Question

Kraken2 is falsely assigning Klebsiella

0

Entering edit mode

7 months ago

SushiRoll ▴ 120

Hi everyone!

I've been running Kraken on a couple of clinical related samples (metagenomes) using Kraken2/Bracken using the silva Database. As a sanity check I run the same workflow on a mock community (SRR8073716) using different confidence values (0.1, 0.3 and 0.5). The classification was 90% spot on with only one missing genus but I noticed a fair amount of Klebsiella which was not supposed to be there. The abundance of Klebsiella was also high in my previous analyses but it didn't quite pop out because it made sense because of the nature of the sample. My question here is: Has anyone experienced false positive calls for Klebsiella? I couldn't find anything in literature neither related to Kraken nor to the database.

Thanks!

taxonomy Kraken2 • 958 views

ADD COMMENT • link 7 months ago by SushiRoll ▴ 120

score 2 · Answer 1 · 2023-10-04

2

Entering edit mode

7 months ago

Philipp Bayer 8.5k

I've also had false positive hits with Kraken, usually a --confidence of 0.1 gets rid of most of them.

This paper deals a bit with the fallout from such an issue: https://www.biorxiv.org/content/10.1101/2023.07.28.550993v1.full

The TCGA read data were analyzed with the Kraken program (11), a very fast algorithm that assigns reads to a taxon using exact matches of 31 basepairs (bp) or longer. The Kraken program is highly accurate, but it depends critically on the database of genomes to which it compares each read. Poore et al. used a database containing 59,974 microbial genomes, of which 5,503 were viruses and 54,471 were bacteria or archaea, including many draft genomes. Notably, their Kraken database did not include the human genome, nor did it include common vector sequences. This dramatically increased the odds for human DNA sequences present in the TCGA reads to be falsely reported as matching microbial genomes. This problem can be mitigated by including the human genome and by using only complete bacterial genomes in the Kraken database.

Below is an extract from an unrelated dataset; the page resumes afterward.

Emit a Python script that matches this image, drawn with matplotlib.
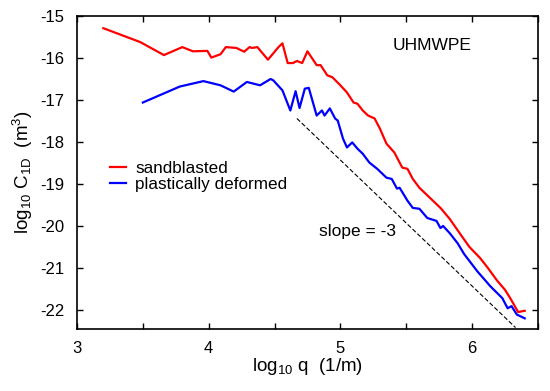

Kraken2 likes to assign as many reads as possible and it will go to close relatives if 'your' species is not in the reference database. You might have some other Enterobacteriaceae in your sample that are not in your database so Kraken2 assigns Klebsiella to these reads, with Klebsiella being the 'next best thing' in the database. Bracken might help you: it's designed to recalculate read counts for hits, you might get lucky and Bracken removes most reads for your Klebsiella hits so you can remove Klebsiella. Or you might need to expand your reference database, if you can, or check the specific Klebsiella hits in your reference database: are they from few incomplete Klebsiella genomes you could remove?

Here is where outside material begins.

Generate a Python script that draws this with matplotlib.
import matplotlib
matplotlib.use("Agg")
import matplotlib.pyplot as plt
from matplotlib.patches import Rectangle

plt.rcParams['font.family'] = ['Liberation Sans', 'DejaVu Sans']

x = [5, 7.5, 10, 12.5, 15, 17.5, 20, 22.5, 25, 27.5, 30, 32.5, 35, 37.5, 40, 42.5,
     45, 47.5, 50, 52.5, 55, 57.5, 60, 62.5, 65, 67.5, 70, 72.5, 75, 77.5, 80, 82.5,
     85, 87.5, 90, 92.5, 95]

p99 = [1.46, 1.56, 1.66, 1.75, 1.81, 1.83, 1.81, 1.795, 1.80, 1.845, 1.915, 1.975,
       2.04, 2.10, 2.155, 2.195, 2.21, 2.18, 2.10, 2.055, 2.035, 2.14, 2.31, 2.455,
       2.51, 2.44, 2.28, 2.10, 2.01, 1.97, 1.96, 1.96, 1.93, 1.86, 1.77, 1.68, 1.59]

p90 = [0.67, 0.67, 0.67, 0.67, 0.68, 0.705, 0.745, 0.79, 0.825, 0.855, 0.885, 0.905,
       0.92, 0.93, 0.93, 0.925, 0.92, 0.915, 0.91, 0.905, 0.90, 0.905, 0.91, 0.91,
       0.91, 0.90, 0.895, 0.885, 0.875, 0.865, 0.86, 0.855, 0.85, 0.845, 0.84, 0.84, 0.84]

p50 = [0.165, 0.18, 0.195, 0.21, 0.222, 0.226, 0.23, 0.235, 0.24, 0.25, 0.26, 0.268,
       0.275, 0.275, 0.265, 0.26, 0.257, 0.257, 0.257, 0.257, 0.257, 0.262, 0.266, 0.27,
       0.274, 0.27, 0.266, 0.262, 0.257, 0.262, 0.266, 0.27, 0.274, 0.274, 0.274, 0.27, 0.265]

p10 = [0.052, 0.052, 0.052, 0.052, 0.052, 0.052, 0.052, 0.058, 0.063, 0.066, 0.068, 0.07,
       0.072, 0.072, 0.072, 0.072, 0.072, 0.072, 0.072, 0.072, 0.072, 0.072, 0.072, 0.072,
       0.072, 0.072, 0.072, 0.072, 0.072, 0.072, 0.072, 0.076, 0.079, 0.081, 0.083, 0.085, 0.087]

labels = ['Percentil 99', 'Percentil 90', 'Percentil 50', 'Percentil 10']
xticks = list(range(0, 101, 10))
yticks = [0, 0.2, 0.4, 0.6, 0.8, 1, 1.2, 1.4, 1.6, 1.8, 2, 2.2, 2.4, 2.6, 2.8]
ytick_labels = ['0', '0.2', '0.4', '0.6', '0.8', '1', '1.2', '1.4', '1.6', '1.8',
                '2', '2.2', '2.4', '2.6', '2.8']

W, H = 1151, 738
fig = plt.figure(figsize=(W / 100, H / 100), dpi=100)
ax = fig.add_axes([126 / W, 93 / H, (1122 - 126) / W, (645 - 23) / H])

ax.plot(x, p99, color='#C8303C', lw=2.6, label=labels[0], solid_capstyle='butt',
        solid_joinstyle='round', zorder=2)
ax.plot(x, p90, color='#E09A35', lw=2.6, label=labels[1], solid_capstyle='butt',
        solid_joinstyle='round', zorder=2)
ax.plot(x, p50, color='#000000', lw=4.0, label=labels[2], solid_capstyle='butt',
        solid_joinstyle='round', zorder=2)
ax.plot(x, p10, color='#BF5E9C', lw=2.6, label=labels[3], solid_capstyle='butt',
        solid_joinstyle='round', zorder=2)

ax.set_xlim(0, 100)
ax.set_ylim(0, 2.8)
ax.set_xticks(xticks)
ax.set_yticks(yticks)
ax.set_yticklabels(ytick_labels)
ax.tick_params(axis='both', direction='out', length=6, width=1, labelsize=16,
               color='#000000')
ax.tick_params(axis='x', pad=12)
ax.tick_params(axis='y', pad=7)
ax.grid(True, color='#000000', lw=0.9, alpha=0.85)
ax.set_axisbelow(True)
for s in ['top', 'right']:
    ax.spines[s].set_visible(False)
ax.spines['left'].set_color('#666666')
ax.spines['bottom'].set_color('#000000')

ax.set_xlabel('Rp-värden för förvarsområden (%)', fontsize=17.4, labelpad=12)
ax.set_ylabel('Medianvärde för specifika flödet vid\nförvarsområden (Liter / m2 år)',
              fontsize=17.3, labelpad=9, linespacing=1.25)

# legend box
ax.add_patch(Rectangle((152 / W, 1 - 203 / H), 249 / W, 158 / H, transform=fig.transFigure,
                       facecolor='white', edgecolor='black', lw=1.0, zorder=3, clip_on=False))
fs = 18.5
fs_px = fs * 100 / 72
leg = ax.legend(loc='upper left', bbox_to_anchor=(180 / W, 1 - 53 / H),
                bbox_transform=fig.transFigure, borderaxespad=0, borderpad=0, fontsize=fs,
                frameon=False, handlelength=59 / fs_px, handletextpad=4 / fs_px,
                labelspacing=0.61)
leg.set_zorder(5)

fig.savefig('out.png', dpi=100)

ADD COMMENT • link 7 months ago by Philipp Bayer 8.5k

1

Entering edit mode

Hi Philipp,

Thanks for your feedback. I found that 0.1 outputs includes most of the species the authors claim to be in their mock dataset but it also outputs some that are not supposed to be there. On the other hand 0.2 give less taxons with less correct calls, in both cases I get Klebsiella. I understand the problem you mention but there are two things that I can't fully wrap my head around:

1) According to the authors there should be no enterobacteria in the dataset, the species listed there would be better classified as other taxa in the absence of true hits in the database. 2) I've used this database with another approach (dada2) on 16S sequences and it outputs proper classification of multiple enterobacteria, I don't see why in this case I'm having false Klebsiella false positives on very different samples.

The database is supposed to be pretty well curated and complete (I'm talking about the SILVA 138 Ref NR99). I'm running the analysis again using a --confidence of 0.15 to see if something better comes out.

ADD REPLY • link 7 months ago by SushiRoll ▴ 120

1

Entering edit mode

The false-positive Klebsiella hits you're seeing, are they with several distinct Klebsiella genomes/isolates or are they with just a few? If you have contamination in the reference Klebsiella genome as the explanation then you should see hits with only one genome, not all of them. In that case the solution would be to remove that contaminated Klebsiella genome.

SILVA should have some issues with species-level curation:

For example, the higher proportion of species-level classifications with SILVA is encouraging, but does not necessarily indicate that this is a better result—indeed, the simulated classification results (Fig 3D) suggest that the species-level classifications achieved with SILVA have lower accuracy than the other database

https://journals.plos.org/ploscompbiol/article?id=10.1371/journal.pcbi.1009581

That paper goes a bit into SILVA curation, there's a QIIME2 tutorial https://forum.qiime2.org/t/processing-filtering-and-evaluating-the-silva-database-and-other-reference-sequence-data-with-rescript/15494 that might perhaps remove your false positives?

ADD REPLY • link 7 months ago by Philipp Bayer 8.5k

0

Entering edit mode

Hi Philipp,

Thanks for the suggestions. As to which genomes/isolates are the ones giving hits, I would say I'm pretty unsure since the classifier only goes to the genus level, and even if that wasn't the case, I would set it so since I'm aware that species level classification is sometimes flaky. I'll try the QUIIME reformatting and see if that helps. Many thanks again!

ADD REPLY • link 7 months ago by SushiRoll ▴ 120